Does anyone have any suggestions or solutions to this problem?
Thank you :)
I think the problem lies in errors in how you translated the algorithm.
Did you mean to initialize j to 1 rather than 0?
for(i = 0; (i < n/2); i += 2) should probably be for (i = 1; i < n; i += 2).
Your SWAPs should probably be
SWAP(actualData[j - 1], actualData[i - 1]);
SWAP(actualData[j], actualData[i]);
What are the following SWAPs for?

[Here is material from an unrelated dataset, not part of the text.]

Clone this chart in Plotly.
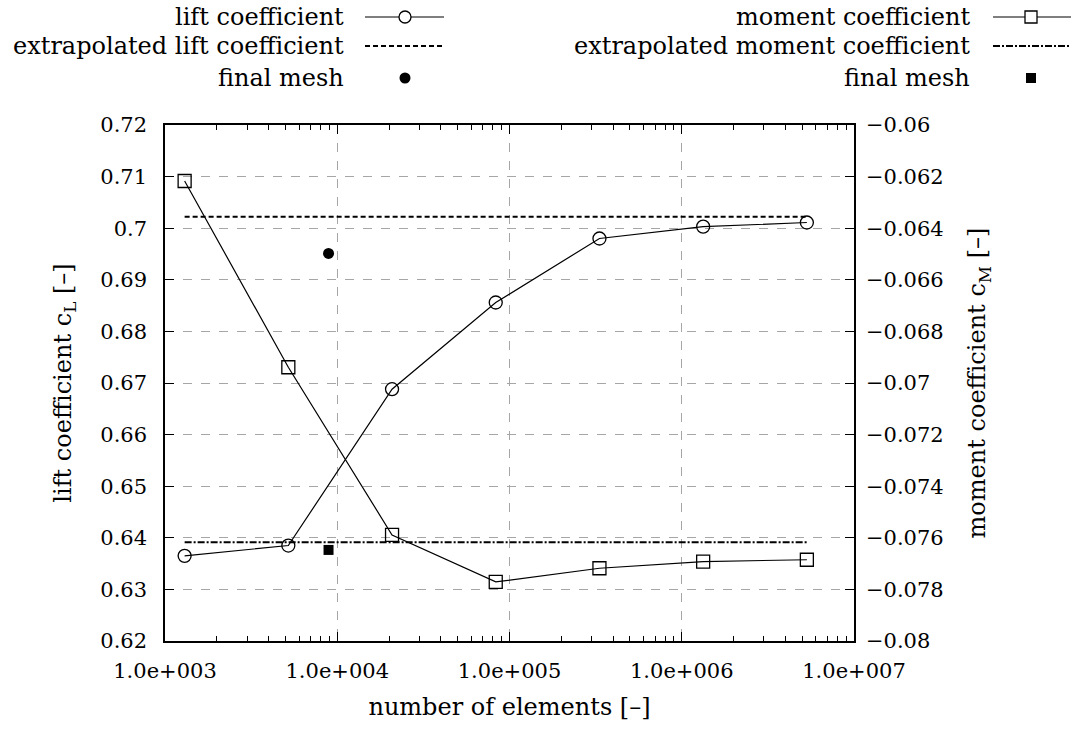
import plotly.graph_objects as go

# Mesh convergence study: lift and moment coefficients vs. number of elements
elements = [1300, 5200, 20800, 83200, 332800, 1331200, 5324800]
lift_coeff = [0.6365, 0.6385, 0.6688, 0.6856, 0.6980, 0.7003, 0.7011]
moment_coeff = [-0.06217, -0.06939, -0.07589, -0.07771, -0.07718, -0.07692, -0.07685]

lift_extrapolated = 0.7022
moment_extrapolated = -0.07617

final_mesh_elements = [8900]
final_mesh_lift = [0.6951]
final_mesh_moment = [-0.07647]

lift_ticks = [0.62, 0.63, 0.64, 0.65, 0.66, 0.67, 0.68, 0.69, 0.70, 0.71, 0.72]
lift_tick_text = ["0.62", "0.63", "0.64", "0.65", "0.66", "0.67", "0.68", "0.69", "0.7", "0.71", "0.72"]
moment_ticks = [-0.08, -0.078, -0.076, -0.074, -0.072, -0.07, -0.068, -0.066, -0.064, -0.062, -0.06]
moment_tick_text = ["\u22120.08", "\u22120.078", "\u22120.076", "\u22120.074", "\u22120.072", "\u22120.07",
                    "\u22120.068", "\u22120.066", "\u22120.064", "\u22120.062", "\u22120.06"]
x_ticks = [1e3, 1e4, 1e5, 1e6, 1e7]
x_tick_text = ["1.0e+003", "1.0e+004", "1.0e+005", "1.0e+006", "1.0e+007"]
x_minor_ticks = [m * 10 ** e for e in range(3, 7) for m in range(2, 10)]

FONT = "DejaVu Serif"
FS_TEXT = 24
FS_TICK = 21
W, H = 1076, 729
ML, MR, MT, MB = 165, 222, 125, 88
PW, PH = W - ML - MR, H - MT - MB


def px(x):
    return (x - ML) / PW


def py(y):
    return (H - MB - y) / PH


fig = go.Figure()

fig.add_trace(go.Scatter(
    x=[elements[0], elements[-1]], y=[lift_extrapolated, lift_extrapolated],
    mode="lines", line=dict(color="black", width=2, dash="5px,3px"),
    yaxis="y", showlegend=False))
fig.add_trace(go.Scatter(
    x=[elements[0], elements[-1]], y=[moment_extrapolated, moment_extrapolated],
    mode="lines", line=dict(color="black", width=2, dash="7px,2px,2px,2px"),
    yaxis="y2", showlegend=False))

fig.add_trace(go.Scatter(
    x=elements, y=lift_coeff, mode="lines+markers",
    line=dict(color="black", width=1.2),
    marker=dict(symbol="circle-open", size=13, color="black", line=dict(width=1.3)),
    yaxis="y", showlegend=False))
fig.add_trace(go.Scatter(
    x=elements, y=moment_coeff, mode="lines+markers",
    line=dict(color="black", width=1.2),
    marker=dict(symbol="square-open", size=13, color="black", line=dict(width=1.3)),
    yaxis="y2", showlegend=False))

fig.add_trace(go.Scatter(
    x=final_mesh_elements, y=final_mesh_lift, mode="markers",
    marker=dict(symbol="circle", size=11, color="black"),
    yaxis="y", showlegend=False))
fig.add_trace(go.Scatter(
    x=final_mesh_elements, y=final_mesh_moment, mode="markers",
    marker=dict(symbol="square", size=10, color="black"),
    yaxis="y2", showlegend=False))

# Key drawn above the plot: text right-aligned, sample to its right
shapes = []
annotations = []
key_rows = [17, 46, 78]
left_key = dict(text_x=346, x0=365, x1=444, mid=405,
                labels=["lift coefficient", "extrapolated lift coefficient", "final mesh"],
                marker="circle", dash="5px,3px")
right_key = dict(text_x=972, x0=993, x1=1071, mid=1031,
                 labels=["moment coefficient", "extrapolated moment coefficient", "final mesh"],
                 marker="rect", dash="7px,2px,2px,2px")

for key in (left_key, right_key):
    for label, ry in zip(key["labels"], key_rows):
        annotations.append(dict(text=label, xref="paper", yref="paper",
                                x=px(key["text_x"]), y=py(ry), xanchor="right", yanchor="middle",
                                showarrow=False, font=dict(family=FONT, size=FS_TEXT, color="black")))
    # solid line with open marker
    shapes.append(dict(type="line", xref="paper", yref="paper",
                       x0=px(key["x0"]), x1=px(key["x1"]), y0=py(key_rows[0]), y1=py(key_rows[0]),
                       line=dict(color="black", width=1.2)))
    shapes.append(dict(type=key["marker"], xref="paper", yref="paper",
                       xsizemode="pixel", ysizemode="pixel",
                       xanchor=px(key["mid"]), yanchor=py(key_rows[0]),
                       x0=-6, x1=6, y0=-6, y1=6,
                       fillcolor="white", line=dict(color="black", width=1.3)))
    # extrapolated line
    shapes.append(dict(type="line", xref="paper", yref="paper",
                       x0=px(key["x0"]), x1=px(key["x1"]), y0=py(key_rows[1]), y1=py(key_rows[1]),
                       line=dict(color="black", width=2, dash=key["dash"])))
    # filled marker
    half = 5.5 if key["marker"] == "circle" else 5
    shapes.append(dict(type=key["marker"], xref="paper", yref="paper",
                       xsizemode="pixel", ysizemode="pixel",
                       xanchor=px(key["mid"]), yanchor=py(key_rows[2]),
                       x0=-half, x1=half, y0=-half, y1=half,
                       fillcolor="black", line=dict(color="black", width=0)))

grid = dict(showgrid=True, gridcolor="#a6a6a6", gridwidth=1, griddash="dash")

fig.update_layout(
    width=W, height=H,
    margin=dict(l=ML, r=MR, t=MT, b=MB),
    paper_bgcolor="white", plot_bgcolor="white",
    font=dict(family=FONT, size=FS_TICK, color="black"),
    showlegend=False,
    shapes=shapes,
    annotations=annotations,
    xaxis=dict(
        type="log", range=[3, 7], automargin=False,
        tickvals=x_ticks, ticktext=x_tick_text,
        ticks="inside", ticklen=9, tickwidth=1, tickcolor="black",
        minor=dict(tickvals=x_minor_ticks, ticks="inside", ticklen=5, tickwidth=1,
                   tickcolor="black", showgrid=False),
        showline=True, linecolor="black", linewidth=1.5, mirror="ticks",
        zeroline=False,
        title=dict(text="number of elements [\u2013]", standoff=16,
                   font=dict(size=FS_TEXT)),
        ticklabelstandoff=10,
        **grid),
    yaxis=dict(
        range=[0.62, 0.72], automargin=False,
        tickvals=lift_ticks, ticktext=lift_tick_text,
        ticks="inside", ticklen=9, tickwidth=1, tickcolor="black",
        showline=True, linecolor="black", linewidth=1.5,
        zeroline=False,
        title=dict(text="lift coefficient c<sub>L</sub> [\u2013]", standoff=22,
                   font=dict(size=FS_TEXT)),
        ticklabelstandoff=12,
        **grid),
    yaxis2=dict(
        range=[-0.08, -0.06], overlaying="y", side="right", automargin=False,
        tickvals=moment_ticks, ticktext=moment_tick_text,
        ticks="inside", ticklen=9, tickwidth=1, tickcolor="black",
        showline=True, linecolor="black", linewidth=1.5,
        showgrid=False, zeroline=False,
        title=dict(text="moment coefficient c<sub>M</sub> [\u2013]", standoff=26,
                   font=dict(size=FS_TEXT)),
        ticklabelstandoff=6),
)

fig.write_html("out.html")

I don't think they're needed.
if((j/2)<(n/4))
{
SWAP(actualData[(n-(i+2))], actualData[(n-(j+2))]);
SWAP(actualData[(n-(i+2))+1], actualData[(n-(j+2))+1]);
}
The j >= m in while (m >= 2 && j >= m) should probably be j > m if you intended to do bit reversal.
In the code implementing the Danielson-Lanczos section, are you sure j = i*mmax; was not supposed to be an addition, i.e. j = i + mmax;?
Apart from that, there are a lot of things you can do to simplify your code.
Using your SWAP macro should be discouraged when you can just use std::swap... I was going to suggest std::swap_ranges, but then I realized you only need to swap the real parts, since your data is all reals (your time-series imaginary parts are all 0):
std::swap(actualData[j - 1], actualData[i - 1]);
You can simplify the entire thing using std::complex, too.
I reckon its down to the re-sizing of your vector.
One possibility: Maybe re-sizing will create temp objects on the stack before moving them back to heap i think.
The FFT in Numerical Recipes in C uses the Cooley-Tukey Algorithm, so in answer to your question at the end, the int sign being passed allows the same routine to be used to compute both the forward (sign=-1) and inverse (sign=1) FFT. This seems to be consistent with the way you are using sign when you define theta = sign * (2*pi/mmax).